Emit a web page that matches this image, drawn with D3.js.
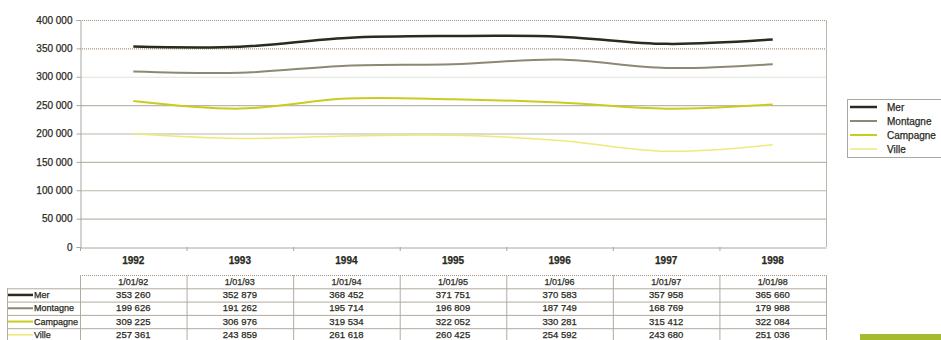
<!DOCTYPE html>
<html><head><meta charset="utf-8">
<script src="https://cdn.jsdelivr.net/npm/d3@7"></script>
<style>body{margin:0;background:#fff}svg{display:block;font-family:"Liberation Sans",Arial,sans-serif}svg text{stroke:#2a2a22;stroke-width:0.25px}</style>
</head><body><svg id="c" width="941" height="340"></svg>
<script>
const years = ["1992","1993","1994","1995","1996","1997","1998"];
const dates = ["1/01/92","1/01/93","1/01/94","1/01/95","1/01/96","1/01/97","1/01/98"];
const yTicks = [0,50000,100000,150000,200000,250000,300000,350000,400000];
// plotted series (as drawn by the lines)
const mer      = [353260,352879,368452,371751,370583,357958,365660];
const montagne = [309225,306976,319534,322052,330281,315412,322084];
const campagne = [257361,243859,261618,260425,254592,243680,251036];
const ville    = [199626,191262,195714,196809,187749,168769,179988];
const seriesNames = ["Mer","Montagne","Campagne","Ville"];
const seriesColors = ["#2b2a1c","#8c8872","#c9cc1e","#efe97a"];
const seriesWidths = [2.5,2,2,1.5];
// data table rows, as printed in the source table
const tableLabels = ["Mer","Montagne","Campagne","Ville"];
const tableRows = [mer, ville, montagne, campagne];

const svg = d3.select("#c");
const L=80,R=826,T=20,B=247;
const x = d3.scaleBand().domain(years).range([L,R]);
const y = d3.scaleLinear().domain([0,400000]).range([B,T]);
const fmt = v => d3.format(",")(v).replace(/,/g," ");

// gridlines
svg.append("g").selectAll("line").data(yTicks.filter(d=>d>0)).join("line")
  .attr("x1",L).attr("x2",R).attr("y1",d=>y(d)+0.5).attr("y2",d=>y(d)+0.5)
  .attr("stroke",d=>d>=350000?"#a89080":(d===300000?"#e2e2dc":"#b8b8ac"))
  .attr("stroke-dasharray",d=>d>=350000?"1,1":null)
  .attr("stroke-width",d=>d===300000?1:1.2);
// frame
svg.append("line").attr("x1",R+0.5).attr("x2",R+0.5).attr("y1",T).attr("y2",B).attr("stroke","#b8b8ac");
// axes
const ya = svg.append("g").attr("transform",`translate(${L+0.5},0)`)
  .call(d3.axisLeft(y).tickValues(yTicks).tickFormat(fmt).tickSize(4).tickPadding(4));
ya.select(".domain").attr("stroke","#a8a89c");
ya.selectAll(".tick line").attr("stroke","#a8a89c");
ya.selectAll("text").attr("font-size",10).attr("fill","#2a2a22").attr("font-family","Liberation Sans, Arial");
const xa = svg.append("g").attr("transform",`translate(0,${B+0.5})`)
  .call(d3.axisBottom(x).tickSize(0).tickPadding(9));
xa.select(".domain").attr("stroke","#a8a89c");
xa.selectAll("text").attr("font-size",10).attr("fill","#2a2a22").attr("font-weight","bold").attr("font-family","Liberation Sans, Arial");
svg.append("g").selectAll("line").data(years).join("line")
  .attr("x1",d=>x(d)+0.5).attr("x2",d=>x(d)+0.5).attr("y1",B).attr("y2",B+4).attr("stroke","#a8a89c");

// lines
const plotted = [mer,montagne,campagne,ville];
const line = d3.line().x((d,i)=>x(years[i])+x.bandwidth()/2).y(d=>y(d)).curve(d3.curveCardinal.tension(0));
svg.append("g").selectAll("path").data(plotted).join("path")
  .attr("d",d=>line(d)).attr("fill","none")
  .attr("stroke",(d,i)=>seriesColors[i]).attr("stroke-width",(d,i)=>seriesWidths[i]);

// legend
const lg = svg.append("g");
lg.append("rect").attr("x",847.5).attr("y",99.5).attr("width",100).attr("height",58).attr("fill","#fff").attr("stroke","#a8a89c");
seriesNames.forEach((n,i)=>{
  const yy = 107 + i*14;
  lg.append("line").attr("x1",850).attr("x2",877).attr("y1",yy).attr("y2",yy)
    .attr("stroke",seriesColors[i]).attr("stroke-width",seriesWidths[i]);
  lg.append("text").attr("x",887).attr("y",yy+3.5).attr("font-size",10).attr("fill","#2a2a22").text(n);
});

// data table
const tb = svg.append("g");
const rowTop = 275, rowH = 13.3;
const gridC = "#b0ac9e";
tb.append("line").attr("x1",L).attr("x2",R).attr("y1",rowTop+0.5).attr("y2",rowTop+0.5).attr("stroke","#a89080").attr("stroke-dasharray","1,1");
for(let r=1;r<=4;r++){
  tb.append("line").attr("x1",7).attr("x2",R).attr("y1",rowTop+r*rowH+0.5).attr("y2",rowTop+r*rowH+0.5).attr("stroke",gridC);
}
tb.append("line").attr("x1",7.5).attr("x2",7.5).attr("y1",rowTop+rowH).attr("y2",340).attr("stroke",gridC);
const cols = years.map(d=>x(d)).concat([R]);
tb.selectAll(".vl").data(cols).join("line")
  .attr("x1",d=>d+0.5).attr("x2",d=>d+0.5).attr("y1",rowTop).attr("y2",340).attr("stroke",gridC);
tb.selectAll(".dt").data(dates).join("text")
  .attr("x",(d,i)=>x(years[i])+x.bandwidth()/2).attr("y",rowTop+rowH-3.5)
  .attr("text-anchor","middle").attr("font-size",9).attr("fill","#2a2a22").text(d=>d);
tableRows.forEach((row,r)=>{
  const yy = rowTop+(r+1)*rowH;
  const color = seriesColors[r];
  tb.append("line").attr("x1",8).attr("x2",33).attr("y1",yy+rowH/2).attr("y2",yy+rowH/2)
    .attr("stroke",color).attr("stroke-width",seriesWidths[r]);
  tb.append("text").attr("x",34).attr("y",yy+rowH-3.5).attr("font-size",9).attr("fill","#2a2a22").text(tableLabels[r]);
  tb.selectAll(null).data(row).join("text")
    .attr("x",(d,i)=>x(years[i])+x.bandwidth()/2).attr("y",yy+rowH-3.5)
    .attr("text-anchor","middle").attr("font-size",9.5).attr("fill","#2a2a22").text(d=>fmt(d));
});
// decorative green bar
svg.append("rect").attr("x",860).attr("y",334).attr("width",81).attr("height",6).attr("fill","#a6bb2c");
</script></body></html>
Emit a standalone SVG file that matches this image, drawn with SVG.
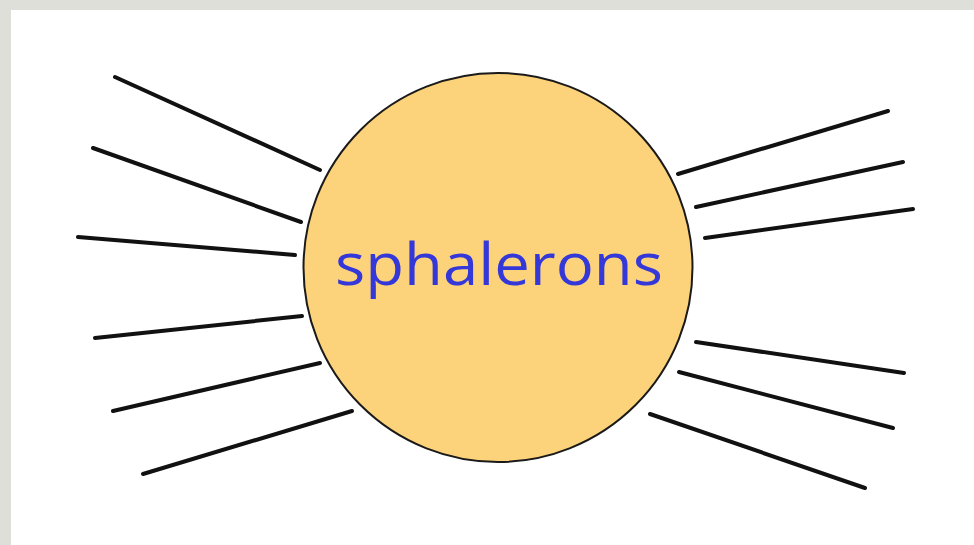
<svg xmlns="http://www.w3.org/2000/svg" width="974" height="545" viewBox="0 0 974 545">
<style>
.ray{stroke:#111;stroke-width:4;stroke-linecap:round;fill:none}
.lbl{font-family:"Comic Sans MS","Open Sans","DejaVu Sans",sans-serif;font-size:58px;fill:#3438d8}
</style>
<rect x="0" y="0" width="974" height="545" fill="#dfdfda"/>
<rect x="11" y="10" width="963" height="535" fill="#ffffff"/>
<g id="connectors">
<line class="ray" x1="115" y1="77" x2="320" y2="170"/>
<line class="ray" x1="93" y1="148" x2="301" y2="222"/>
<line class="ray" x1="78" y1="237" x2="295" y2="255"/>
<line class="ray" x1="95" y1="338" x2="302" y2="316"/>
<line class="ray" x1="113" y1="411" x2="320" y2="363"/>
<line class="ray" x1="143" y1="474" x2="352" y2="411"/>
<line class="ray" x1="678" y1="174" x2="888" y2="111"/>
<line class="ray" x1="696" y1="207" x2="903" y2="162"/>
<line class="ray" x1="705" y1="238" x2="913" y2="209"/>
<line class="ray" x1="696" y1="342" x2="904" y2="373"/>
<line class="ray" x1="679" y1="372" x2="893" y2="428"/>
<line class="ray" x1="650" y1="414" x2="865" y2="488"/>
</g>
<g id="sphalerons">
<circle cx="498" cy="267.5" r="194.5" fill="#fcd27b" stroke="#1a1a1a" stroke-width="2"/>
<text class="lbl" x="335" y="285" textLength="328" lengthAdjust="spacingAndGlyphs">sphalerons</text>
</g>
</svg>
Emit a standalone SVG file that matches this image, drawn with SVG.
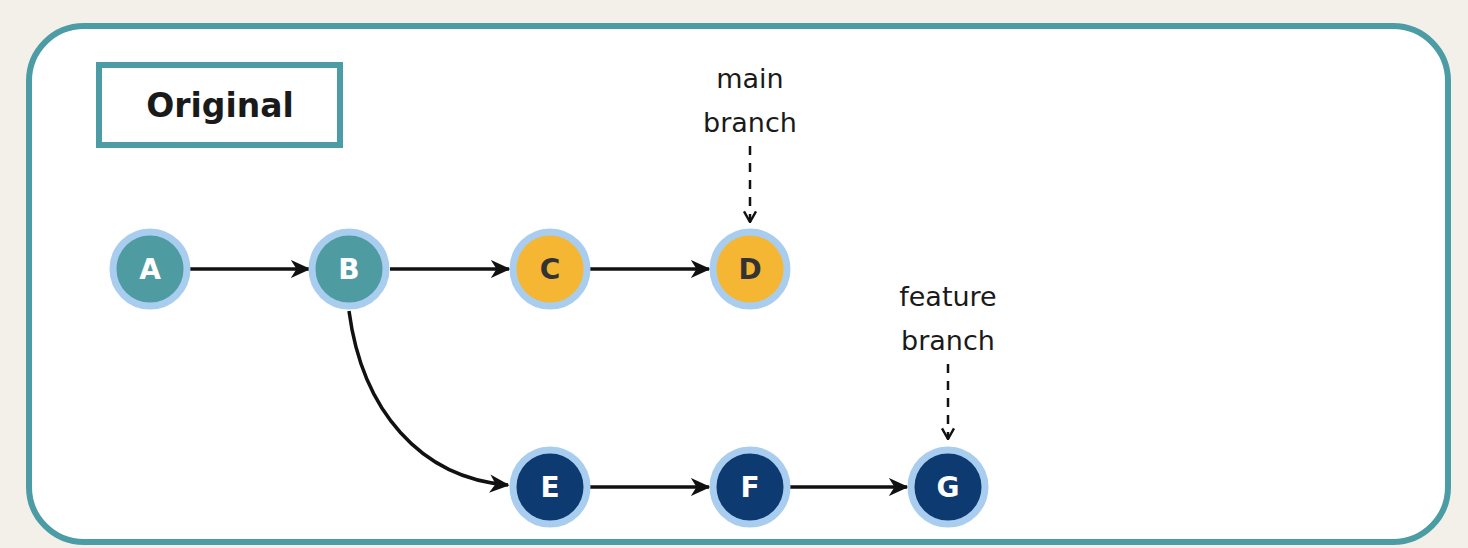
# # # # # # #
**EXERCISE**
State how many lines above contain the string "drawn", with no other words.

**THE SOLUTION**
4